= Stored rows =

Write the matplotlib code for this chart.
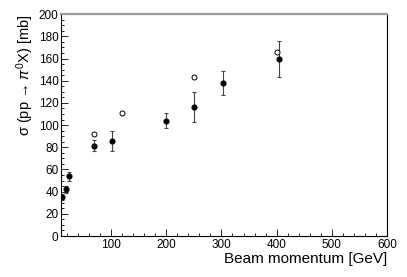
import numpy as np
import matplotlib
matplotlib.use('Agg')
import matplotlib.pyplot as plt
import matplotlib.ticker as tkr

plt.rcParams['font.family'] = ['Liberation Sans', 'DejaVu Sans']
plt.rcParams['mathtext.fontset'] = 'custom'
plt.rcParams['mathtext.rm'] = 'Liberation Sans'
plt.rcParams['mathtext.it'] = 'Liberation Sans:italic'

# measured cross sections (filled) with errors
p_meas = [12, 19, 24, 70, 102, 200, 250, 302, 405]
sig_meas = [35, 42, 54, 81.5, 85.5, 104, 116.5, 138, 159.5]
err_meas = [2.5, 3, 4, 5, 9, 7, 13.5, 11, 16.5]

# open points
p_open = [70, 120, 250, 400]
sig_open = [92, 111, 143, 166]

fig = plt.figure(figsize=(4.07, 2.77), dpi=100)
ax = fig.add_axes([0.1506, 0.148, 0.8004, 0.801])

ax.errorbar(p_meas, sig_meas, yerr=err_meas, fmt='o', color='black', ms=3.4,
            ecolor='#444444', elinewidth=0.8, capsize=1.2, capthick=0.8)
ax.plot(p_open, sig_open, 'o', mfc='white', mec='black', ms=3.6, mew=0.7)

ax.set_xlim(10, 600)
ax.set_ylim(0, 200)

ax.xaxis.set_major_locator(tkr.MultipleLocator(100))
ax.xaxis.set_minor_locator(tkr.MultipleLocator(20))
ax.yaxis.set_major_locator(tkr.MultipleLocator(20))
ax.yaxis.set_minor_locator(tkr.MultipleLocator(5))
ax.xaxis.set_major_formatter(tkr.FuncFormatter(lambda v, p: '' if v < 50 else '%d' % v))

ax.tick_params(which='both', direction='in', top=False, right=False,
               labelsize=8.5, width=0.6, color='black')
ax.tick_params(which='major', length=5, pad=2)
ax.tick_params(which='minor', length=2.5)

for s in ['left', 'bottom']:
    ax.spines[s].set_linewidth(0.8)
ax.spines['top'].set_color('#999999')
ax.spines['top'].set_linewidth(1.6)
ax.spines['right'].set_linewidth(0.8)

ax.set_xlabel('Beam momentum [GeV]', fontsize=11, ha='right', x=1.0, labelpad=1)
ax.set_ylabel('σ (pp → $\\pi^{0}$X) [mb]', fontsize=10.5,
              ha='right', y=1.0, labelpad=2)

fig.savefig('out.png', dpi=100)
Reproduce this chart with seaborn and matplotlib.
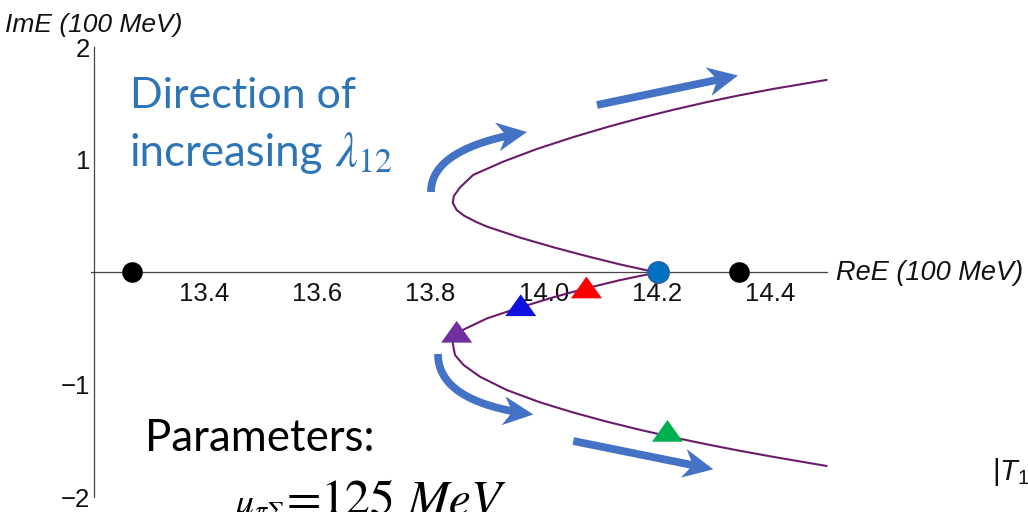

= Exercise instructions =
Omit every picture, then reproduce the rest of the listing exactly.

= Solved exercise =
Write the matplotlib code for this chart.
import numpy as np
import matplotlib
matplotlib.use('Agg')
import matplotlib.pyplot as plt
import matplotlib.ticker as tkr

plt.rcParams['font.family'] = ['Liberation Sans', 'DejaVu Sans']
plt.rcParams['mathtext.fontset'] = 'custom'
plt.rcParams['mathtext.rm'] = 'Liberation Sans'
plt.rcParams['mathtext.it'] = 'Liberation Sans:italic'

# measured cross sections (filled) with errors
p_meas = [12, 19, 24, 70, 102, 200, 250, 302, 405]
sig_meas = [35, 42, 54, 81.5, 85.5, 104, 116.5, 138, 159.5]
err_meas = [2.5, 3, 4, 5, 9, 7, 13.5, 11, 16.5]

# open points
p_open = [70, 120, 250, 400]
sig_open = [92, 111, 143, 166]

fig = plt.figure(figsize=(4.07, 2.77), dpi=100)
ax = fig.add_axes([0.1506, 0.148, 0.8004, 0.801])

ax.errorbar(p_meas, sig_meas, yerr=err_meas, fmt='o', color='black', ms=3.4,
            ecolor='#444444', elinewidth=0.8, capsize=1.2, capthick=0.8)
ax.plot(p_open, sig_open, 'o', mfc='white', mec='black', ms=3.6, mew=0.7)

ax.set_xlim(10, 600)
ax.set_ylim(0, 200)

ax.xaxis.set_major_locator(tkr.MultipleLocator(100))
ax.xaxis.set_minor_locator(tkr.MultipleLocator(20))
ax.yaxis.set_major_locator(tkr.MultipleLocator(20))
ax.yaxis.set_minor_locator(tkr.MultipleLocator(5))
ax.xaxis.set_major_formatter(tkr.FuncFormatter(lambda v, p: '' if v < 50 else '%d' % v))

ax.tick_params(which='both', direction='in', top=False, right=False,
               labelsize=8.5, width=0.6, color='black')
ax.tick_params(which='major', length=5, pad=2)
ax.tick_params(which='minor', length=2.5)

for s in ['left', 'bottom']:
    ax.spines[s].set_linewidth(0.8)
ax.spines['top'].set_color('#999999')
ax.spines['top'].set_linewidth(1.6)
ax.spines['right'].set_linewidth(0.8)

ax.set_xlabel('Beam momentum [GeV]', fontsize=11, ha='right', x=1.0, labelpad=1)
ax.set_ylabel('σ (pp → $\\pi^{0}$X) [mb]', fontsize=10.5,
              ha='right', y=1.0, labelpad=2)

fig.savefig('out.png', dpi=100)
Reproduce this chart with seaborn and matplotlib.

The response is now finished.